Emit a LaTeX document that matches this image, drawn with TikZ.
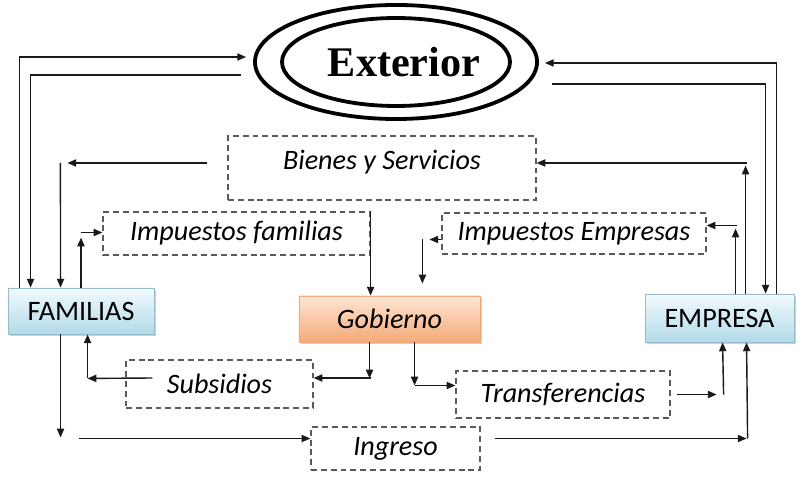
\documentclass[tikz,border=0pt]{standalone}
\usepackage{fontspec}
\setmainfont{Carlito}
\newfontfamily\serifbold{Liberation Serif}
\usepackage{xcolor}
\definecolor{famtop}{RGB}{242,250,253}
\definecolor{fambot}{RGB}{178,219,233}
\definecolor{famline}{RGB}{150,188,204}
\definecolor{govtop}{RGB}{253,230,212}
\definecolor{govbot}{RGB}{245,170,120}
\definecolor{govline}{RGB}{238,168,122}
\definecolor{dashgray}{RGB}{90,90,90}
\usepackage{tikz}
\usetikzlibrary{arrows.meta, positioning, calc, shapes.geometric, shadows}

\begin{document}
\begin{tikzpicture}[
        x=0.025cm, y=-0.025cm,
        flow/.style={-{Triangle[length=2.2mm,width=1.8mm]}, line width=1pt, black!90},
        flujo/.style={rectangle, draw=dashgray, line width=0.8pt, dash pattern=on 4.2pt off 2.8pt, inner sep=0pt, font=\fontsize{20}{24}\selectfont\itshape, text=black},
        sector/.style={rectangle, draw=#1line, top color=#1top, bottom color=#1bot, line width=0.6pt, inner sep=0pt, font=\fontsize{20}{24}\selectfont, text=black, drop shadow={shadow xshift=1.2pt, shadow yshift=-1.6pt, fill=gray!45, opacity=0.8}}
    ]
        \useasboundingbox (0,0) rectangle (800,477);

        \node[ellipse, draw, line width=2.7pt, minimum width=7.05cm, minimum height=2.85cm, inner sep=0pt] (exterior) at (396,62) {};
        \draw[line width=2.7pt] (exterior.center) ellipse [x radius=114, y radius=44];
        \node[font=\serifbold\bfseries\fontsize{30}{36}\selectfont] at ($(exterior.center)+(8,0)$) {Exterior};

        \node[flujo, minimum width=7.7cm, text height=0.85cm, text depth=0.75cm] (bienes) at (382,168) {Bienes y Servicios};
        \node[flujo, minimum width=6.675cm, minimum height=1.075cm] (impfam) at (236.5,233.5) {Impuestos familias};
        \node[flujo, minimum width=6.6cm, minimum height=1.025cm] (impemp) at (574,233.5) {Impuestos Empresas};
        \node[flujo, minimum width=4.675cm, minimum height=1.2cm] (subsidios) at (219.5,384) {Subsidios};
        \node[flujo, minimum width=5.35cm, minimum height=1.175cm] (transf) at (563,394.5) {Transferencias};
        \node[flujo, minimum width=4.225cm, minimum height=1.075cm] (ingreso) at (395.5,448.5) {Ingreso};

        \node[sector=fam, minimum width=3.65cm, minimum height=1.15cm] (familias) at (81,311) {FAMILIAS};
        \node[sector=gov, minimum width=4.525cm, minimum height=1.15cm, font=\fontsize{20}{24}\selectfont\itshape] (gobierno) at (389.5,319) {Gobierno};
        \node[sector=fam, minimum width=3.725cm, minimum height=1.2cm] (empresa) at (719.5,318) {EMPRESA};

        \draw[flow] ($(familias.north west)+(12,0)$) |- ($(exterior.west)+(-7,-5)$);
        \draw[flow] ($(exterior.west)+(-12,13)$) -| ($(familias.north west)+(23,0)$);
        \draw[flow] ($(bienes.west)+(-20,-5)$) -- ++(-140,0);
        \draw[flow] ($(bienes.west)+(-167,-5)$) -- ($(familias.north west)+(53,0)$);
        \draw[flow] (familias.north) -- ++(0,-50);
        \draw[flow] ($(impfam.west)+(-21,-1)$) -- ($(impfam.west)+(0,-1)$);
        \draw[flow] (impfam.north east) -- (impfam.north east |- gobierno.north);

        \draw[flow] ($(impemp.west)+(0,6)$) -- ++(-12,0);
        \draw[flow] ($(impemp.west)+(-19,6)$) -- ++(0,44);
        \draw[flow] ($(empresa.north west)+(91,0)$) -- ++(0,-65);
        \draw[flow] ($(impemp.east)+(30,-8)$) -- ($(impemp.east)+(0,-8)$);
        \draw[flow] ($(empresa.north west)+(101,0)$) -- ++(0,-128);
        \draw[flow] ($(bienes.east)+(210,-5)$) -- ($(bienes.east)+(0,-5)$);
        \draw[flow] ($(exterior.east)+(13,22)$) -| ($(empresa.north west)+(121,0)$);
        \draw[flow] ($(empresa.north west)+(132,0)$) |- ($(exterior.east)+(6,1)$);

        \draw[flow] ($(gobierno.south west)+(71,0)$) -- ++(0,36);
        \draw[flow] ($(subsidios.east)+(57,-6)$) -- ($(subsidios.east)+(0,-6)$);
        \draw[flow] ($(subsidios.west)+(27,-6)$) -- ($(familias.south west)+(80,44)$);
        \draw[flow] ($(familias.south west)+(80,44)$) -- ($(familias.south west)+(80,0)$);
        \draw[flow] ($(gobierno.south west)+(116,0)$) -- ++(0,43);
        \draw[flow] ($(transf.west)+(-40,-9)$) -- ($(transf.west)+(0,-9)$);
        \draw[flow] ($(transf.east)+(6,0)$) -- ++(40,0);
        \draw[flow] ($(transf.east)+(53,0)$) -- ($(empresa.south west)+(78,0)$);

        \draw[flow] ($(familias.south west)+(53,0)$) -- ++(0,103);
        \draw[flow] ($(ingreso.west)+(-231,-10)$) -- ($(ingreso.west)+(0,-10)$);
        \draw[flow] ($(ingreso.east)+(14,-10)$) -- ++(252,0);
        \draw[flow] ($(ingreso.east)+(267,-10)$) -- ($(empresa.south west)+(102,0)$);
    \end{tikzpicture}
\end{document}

==

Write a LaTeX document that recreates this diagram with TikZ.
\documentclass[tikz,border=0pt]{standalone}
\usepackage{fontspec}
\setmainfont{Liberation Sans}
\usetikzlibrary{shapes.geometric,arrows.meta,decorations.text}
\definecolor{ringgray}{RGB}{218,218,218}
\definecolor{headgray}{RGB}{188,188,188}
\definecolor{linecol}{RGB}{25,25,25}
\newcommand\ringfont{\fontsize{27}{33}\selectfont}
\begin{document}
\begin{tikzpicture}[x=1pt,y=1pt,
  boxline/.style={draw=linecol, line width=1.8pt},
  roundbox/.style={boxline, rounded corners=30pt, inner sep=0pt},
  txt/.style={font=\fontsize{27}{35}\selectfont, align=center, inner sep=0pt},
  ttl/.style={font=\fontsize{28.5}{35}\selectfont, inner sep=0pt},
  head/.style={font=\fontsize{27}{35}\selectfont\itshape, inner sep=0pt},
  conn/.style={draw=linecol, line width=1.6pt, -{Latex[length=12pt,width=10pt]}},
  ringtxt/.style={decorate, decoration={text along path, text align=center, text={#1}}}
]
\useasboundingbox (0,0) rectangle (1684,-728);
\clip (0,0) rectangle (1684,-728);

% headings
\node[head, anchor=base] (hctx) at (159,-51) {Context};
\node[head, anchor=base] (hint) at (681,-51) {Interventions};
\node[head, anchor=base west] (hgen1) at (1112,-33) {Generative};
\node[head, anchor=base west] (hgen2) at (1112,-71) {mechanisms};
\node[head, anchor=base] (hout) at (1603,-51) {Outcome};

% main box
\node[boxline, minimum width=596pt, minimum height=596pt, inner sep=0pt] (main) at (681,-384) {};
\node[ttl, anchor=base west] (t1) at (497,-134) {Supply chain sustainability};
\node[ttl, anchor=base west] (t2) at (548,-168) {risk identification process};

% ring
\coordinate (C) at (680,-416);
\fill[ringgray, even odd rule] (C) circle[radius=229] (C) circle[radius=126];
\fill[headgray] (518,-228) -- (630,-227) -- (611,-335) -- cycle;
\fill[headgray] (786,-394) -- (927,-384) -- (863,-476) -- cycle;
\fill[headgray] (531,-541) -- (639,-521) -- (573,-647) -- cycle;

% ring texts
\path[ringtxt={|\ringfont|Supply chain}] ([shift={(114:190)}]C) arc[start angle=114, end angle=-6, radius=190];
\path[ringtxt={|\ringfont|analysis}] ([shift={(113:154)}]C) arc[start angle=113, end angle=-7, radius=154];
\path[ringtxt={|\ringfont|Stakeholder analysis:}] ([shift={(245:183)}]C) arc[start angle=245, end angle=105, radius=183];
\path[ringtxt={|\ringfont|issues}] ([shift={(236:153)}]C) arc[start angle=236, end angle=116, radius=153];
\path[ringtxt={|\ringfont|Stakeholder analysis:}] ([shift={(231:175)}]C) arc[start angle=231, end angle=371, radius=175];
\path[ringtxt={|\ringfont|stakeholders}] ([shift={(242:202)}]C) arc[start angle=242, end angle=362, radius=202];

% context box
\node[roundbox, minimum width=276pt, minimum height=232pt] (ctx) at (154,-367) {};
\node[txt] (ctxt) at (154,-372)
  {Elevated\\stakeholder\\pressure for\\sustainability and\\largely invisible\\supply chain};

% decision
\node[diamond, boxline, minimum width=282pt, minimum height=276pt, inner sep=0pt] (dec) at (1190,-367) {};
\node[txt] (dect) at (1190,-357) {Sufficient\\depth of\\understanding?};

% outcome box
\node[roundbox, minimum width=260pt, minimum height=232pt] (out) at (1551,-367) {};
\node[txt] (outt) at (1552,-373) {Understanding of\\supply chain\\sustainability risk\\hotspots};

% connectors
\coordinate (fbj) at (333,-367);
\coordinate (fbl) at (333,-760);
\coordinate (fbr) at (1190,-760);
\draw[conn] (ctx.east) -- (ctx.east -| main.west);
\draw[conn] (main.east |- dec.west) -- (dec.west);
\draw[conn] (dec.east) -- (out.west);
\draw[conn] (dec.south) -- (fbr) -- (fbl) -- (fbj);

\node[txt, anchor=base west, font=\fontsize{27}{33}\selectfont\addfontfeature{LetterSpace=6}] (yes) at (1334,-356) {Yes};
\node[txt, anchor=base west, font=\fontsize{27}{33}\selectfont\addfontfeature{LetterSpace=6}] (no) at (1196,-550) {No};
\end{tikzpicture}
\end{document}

== INSTRUCTIONS TO FOLLOW ==
Look above and copy only the lines from the one holding "Emit a LaTeX" to the one holding "(0,0) rectangle (800,477);", both included, exactly, minus the pictures.

== RESPONSE TO THE EXERCISE ==
Emit a LaTeX document that matches this image, drawn with TikZ.
\documentclass[tikz,border=0pt]{standalone}
\usepackage{fontspec}
\setmainfont{Carlito}
\newfontfamily\serifbold{Liberation Serif}
\usepackage{xcolor}
\definecolor{famtop}{RGB}{242,250,253}
\definecolor{fambot}{RGB}{178,219,233}
\definecolor{famline}{RGB}{150,188,204}
\definecolor{govtop}{RGB}{253,230,212}
\definecolor{govbot}{RGB}{245,170,120}
\definecolor{govline}{RGB}{238,168,122}
\definecolor{dashgray}{RGB}{90,90,90}
\usepackage{tikz}
\usetikzlibrary{arrows.meta, positioning, calc, shapes.geometric, shadows}

\begin{document}
\begin{tikzpicture}[
        x=0.025cm, y=-0.025cm,
        flow/.style={-{Triangle[length=2.2mm,width=1.8mm]}, line width=1pt, black!90},
        flujo/.style={rectangle, draw=dashgray, line width=0.8pt, dash pattern=on 4.2pt off 2.8pt, inner sep=0pt, font=\fontsize{20}{24}\selectfont\itshape, text=black},
        sector/.style={rectangle, draw=#1line, top color=#1top, bottom color=#1bot, line width=0.6pt, inner sep=0pt, font=\fontsize{20}{24}\selectfont, text=black, drop shadow={shadow xshift=1.2pt, shadow yshift=-1.6pt, fill=gray!45, opacity=0.8}}
    ]
        \useasboundingbox (0,0) rectangle (800,477);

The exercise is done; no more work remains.